Мой путь бесцельный закончится.

        Вот такая вселенская грусть у меня получилась. Сейчас иногда хочется воскликнуть: «Ну, и стоило ли нам впадать в такое отчаяние?» Но все же понимаю, что у каждого возраста свои причины для грусти. А грустить нам со Светкой было о чем. И дело было не в том, что принц на белом коне никак не появлялся. Были у нас и другие веские причины. Я мучилась от осознания, что поступила не на тот факультет, но у меня не хватало мужества забрать свои документы и попытать счастья в другом месте. А Свете нужно было привыкать к чужому незнакомому городу, вдали от близких и друзей. Обычно она снимала комнату в центре города, чтобы поближе к университету. Родители ее считались слишком зажиточными по советским законам, и это не давало ей права на студенческое общежитие. В общежитии, среди своих сверстников, ей было бы, конечно, веселее, но надо было знать кому и какую дать взятку, чтобы обойти закон. Ни она, ни я на такое никогда бы не отважились. Вот и приходилось ей мыкаться по разным квартирам и приноравливаться к их странным обитателям.

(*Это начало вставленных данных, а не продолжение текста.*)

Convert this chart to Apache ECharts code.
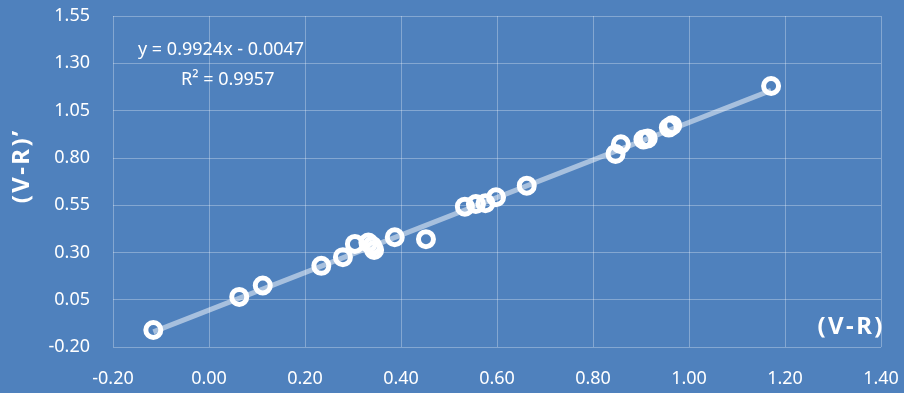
<!DOCTYPE html>
<html>
<head>
<meta charset="utf-8">
<script src="https://cdn.jsdelivr.net/npm/echarts@6/dist/echarts.min.js"></script>
<style>
  html, body { margin: 0; padding: 0; background: #4f81bd; }
  #chart { width: 904px; height: 393px; }
</style>
</head>
<body>
<div id="chart"></div>
<script>
// (V-R) vs (V-R)' measurements
const vr = [-0.116, 0.063, 0.112, 0.234, 0.279, 0.304, 0.332, 0.340, 0.344, 0.387, 0.452,
  0.533, 0.556, 0.576, 0.598, 0.662, 0.847, 0.858, 0.905, 0.914, 0.958, 0.965, 1.171]
const vrPrime = [-0.110, 0.065, 0.125, 0.229, 0.275, 0.345, 0.352, 0.335, 0.313, 0.380, 0.370,
  0.542, 0.556, 0.560, 0.592, 0.653, 0.821, 0.872, 0.897, 0.903, 0.960, 0.972, 1.180]

// linear trend line end points
const trendX = [-0.116, 1.171]
const trendY = [-0.120, 1.157]

const yTicks = [-0.2, 0.05, 0.3, 0.55, 0.8, 1.05, 1.3, 1.55]

const equationText = 'y = 0.9924x - 0.0047'
const r2Text = 'R² = 0.9957'
// hair spaces give the wide letter spacing of the axis titles
const xName = '(\u200aV\u200a-\u200aR\u200a)'
const yName = '(\u200aV\u200a-\u200aR\u200a)\u200a’'

const font = 'Noto Sans'
const gridColor = 'rgba(255, 255, 255, 0.3)'

const chart = echarts.init(document.getElementById('chart'))

chart.setOption({
  backgroundColor: '#4f81bd',
  animation: false,
  textStyle: { fontFamily: font, color: '#fff' },
  grid: { left: 113, right: 23, top: 16, bottom: 46 },
  xAxis: {
    type: 'value',
    min: -0.2,
    max: 1.4,
    interval: 0.2,
    axisLine: { show: false },
    axisTick: { show: false },
    axisLabel: {
      color: '#fff',
      fontSize: 18,
      fontFamily: font,
      margin: 23,
      formatter: (v) => v.toFixed(2)
    },
    splitLine: { lineStyle: { color: gridColor, width: 1 } }
  },
  yAxis: {
    type: 'value',
    min: -0.2,
    max: 1.55,
    axisLine: { show: false },
    axisTick: { show: false, customValues: yTicks },
    axisLabel: {
      color: '#fff',
      fontSize: 18,
      fontFamily: font,
      margin: 23,
      customValues: yTicks,
      formatter: (v) => v.toFixed(2)
    },
    splitLine: { lineStyle: { color: gridColor, width: 1 } }
  },
  graphic: [
    {
      type: 'text',
      left: 138,
      top: 41,
      style: { text: equationText, fill: '#fff', font: '18px "Noto Sans"' }
    },
    {
      type: 'text',
      left: 181,
      top: 71,
      style: { text: r2Text, fill: '#fff', font: '18px "Noto Sans"' }
    },
    {
      type: 'text',
      x: 850,
      y: 327,
      style: {
        text: xName, fill: '#fff', font: 'bold 24px "Noto Sans"',
        align: 'center', verticalAlign: 'middle'
      }
    },
    {
      type: 'text',
      x: 22,
      y: 167,
      rotation: Math.PI / 2,
      style: {
        text: yName, fill: '#fff', font: 'bold 24px "Noto Sans"',
        align: 'center', verticalAlign: 'middle'
      }
    }
  ],
  series: [
    {
      type: 'line',
      data: trendX.map((x, i) => [x, trendY[i]]),
      symbol: 'none',
      lineStyle: { color: 'rgba(255, 255, 255, 0.5)', width: 5 },
      z: 1
    },
    {
      type: 'scatter',
      data: vr.map((x, i) => [x, vrPrime[i]]),
      symbol: 'circle',
      symbolSize: 15,
      itemStyle: { color: 'transparent', borderColor: '#fff', borderWidth: 5, opacity: 1 },
      z: 2
    }
  ]
})
</script>
</body>
</html>
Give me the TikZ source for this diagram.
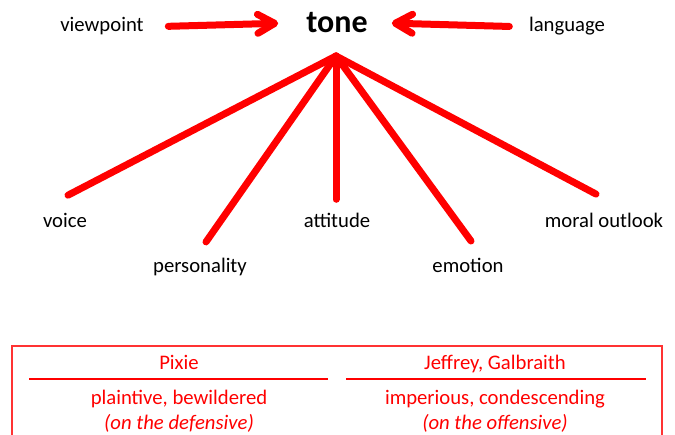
\documentclass[tikz,border=0pt]{standalone}
\usepackage{fontspec}
\setmainfont{Carlito}
\usetikzlibrary{arrows.meta}
\tikzset{
  lbl/.style={font=\fontsize{20.7}{24}\selectfont, inner sep=0pt, text height=14pt, text depth=4pt},
  cell/.style={lbl, text=red},
  fan/.style={red, line width=7pt, line cap=round},
  feed/.style={fan, -{Straight Barb[length=17pt, width=19pt, round]}}
}
\begin{document}
\begin{tikzpicture}[x=1pt, y=-1pt]
  \useasboundingbox (0,0) rectangle (675,435);
  % top row
  \node[lbl] (viewpoint) at (102,27) {viewpoint};
  \node[inner sep=0pt, font=\bfseries\fontsize{32}{36}\selectfont] (tone) at (337,22.5) {tone};
  \node[lbl] (language) at (567,27) {language};
  \draw[feed, shorten <=24.5pt, shorten >=28pt] (viewpoint.east) -- (tone.west);
  \draw[feed, shorten <=19.5pt, shorten >=24pt] (language.west) -- (tone.east);
  % fan below tone
  \coordinate (apex) at (336,56);
  \foreach \n/\x/\y/\t in {voice/65/223/voice, personality/200/268/personality, attitude/337/223/attitude, emotion/468/268/emotion, moral/604/223/moral outlook} {
    \node[lbl] (\n) at (\x,\y) {\t};
  }
  \foreach \n/\dx/\dy in {voice/3/18.6, personality/6/16.9, attitude/-1/14.5, emotion/3/17.8, moral/-8/19.7} {
    \draw[fan] (apex) -- ([xshift=\dx pt, yshift=\dy pt]\n.north);
  }
  % table of characters
  \draw[red!80, line width=1.2pt] (12,440) -- (12,346) -- (662,346) -- (662,440);
  \draw[red, line width=1.2pt] (29,379) -- (328,379);
  \draw[red, line width=1.2pt] (346,379) -- (646,379);
  \node[cell] (pixie) at (179,365) {Pixie};
  \node[cell] (jeffrey) at (495,365) {Jeffrey, Galbraith};
  \node[cell] (pixietone) at (179,400) {plaintive, bewildered};
  \node[cell] (jeffreytone) at (495,400) {imperious, condescending};
  \node[cell, font=\itshape\fontsize{20.7}{24}\selectfont] (pixiestance) at (179,424.5) {(on the defensive)};
  \node[cell, font=\itshape\fontsize{20.7}{24}\selectfont] (jeffreystance) at (495,424.5) {(on the offensive)};
\end{tikzpicture}
\end{document}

       Одна из Светкиных квартир особенно ярко всплывает у меня в памяти. Во время сессии я там оставалась ночевать, если мы допоздна засиживались за конспектами. И квартира, надо сказать, была незабываемая. Огромная комната с высоченным потолком и большими окнами подавляла своими размерами, с легкостью умещая в себе четырех хозяев и двух девочек-студенток, приютившихся по углам. Когда-то давно, еще до революции, она, наверное, была гостиной в богатом доме с блестящим паркетом и изящными диванчиками у стен. Но в наши дни обсыпающаяся штукатурка и потускневший пол глаз не радовали. К тому же в ней, казалось, никогда не убирали. Царящие там грязь и хаос поражали даже меня, хоть я и выросла в вечном беспорядке нашего частного дома на краю города.

       В общем-то, моя подруга могла привести в порядок любое помещение, но здесь и она не справилась. Несколько раз Светка со свойственным ей упорством вычищала там до блеска все, до чего могла дотянуться. Но напрасно — с непостижимой быстротой вездесущая грязь и хаос возвращались вновь. И, в конце концов, ей пришлось смириться. Как, впрочем, и в случае с чайником, в котором хозяйкин малыш любил разгуливать по квартире — засунет туда ножку и топ-топ. Пить чай после этого как-то не очень хотелось. Светка попыталась было бунтовать и подарила хозяйке новый чайник на 8-е марта. Но и тут постаралась напрасно. Это привело лишь к тому, что сообразительный ребенок начал топать по квартире теперь уже в двух чайниках. До сих пор не пойму как ему это удавалось. Хотя возможно малыш использовал каждый чайник по очереди, а я этого не поняла, потому что слишком уж бурно отреагировала, когда удрученная Светка рассказывала мне о своей неудаче. Теперь уж и не вспомню смеялась ли я тогда до слез или, напротив, вспыхнула праведным гневом. От меня всего можно было ожидать.

       Но как бы там ни было, а единственное, что было хорошего в той квартире — тамошние клопы нас со Светкой не признавали съедобными. Мы с ними друг друга просто на замечали, и это притом, что Светкину соседку-студентку они заедали так, что в самую жару ей приходилось спать в шерстяном спортивном костюме. Уже после того, как бедная девушка, не выдержав такой жизни, сбежала на другую квартиру, Светка безмерно удивила меня. Оказалось ее соседке так понравилось мое стихотворение про осень, что она переписала его себе в блокнот, заметив, что она не могла бы, конечно, назвать этот стих гениальным, но что-то в нем, несомненно, есть. Конечно же, я от души посмеялась, не в силах поверить, что кто-то мог так серьезно отнестись к тому, что я пишу. Прошло немало лет прежде чем у меня воникло это желание оставить на бумаге свои мысли и чувства для тех, кто прийдет после нас.

       Жаль только, что Света уже никогда не узнает как поразило меня ее стихотворение. Иногда в голову приходит что-то вроде «надо было сказать Свете» или «надо было спросить у Светы», но ничего уже не скажешь и не спросишь. Последние годы мы с ней старались обходить темы, где наши мнения резко расходились. Не хотелось тратить наши редкие встречи на бессмысленные споры. И вот теперь оказалось, что о многом я не спросила, не предупредила, не переубедила. Но история, как известно, не знает сослагательного наклонения, и жизнь продолжает двигаться вперед. Теперь уже без Светы.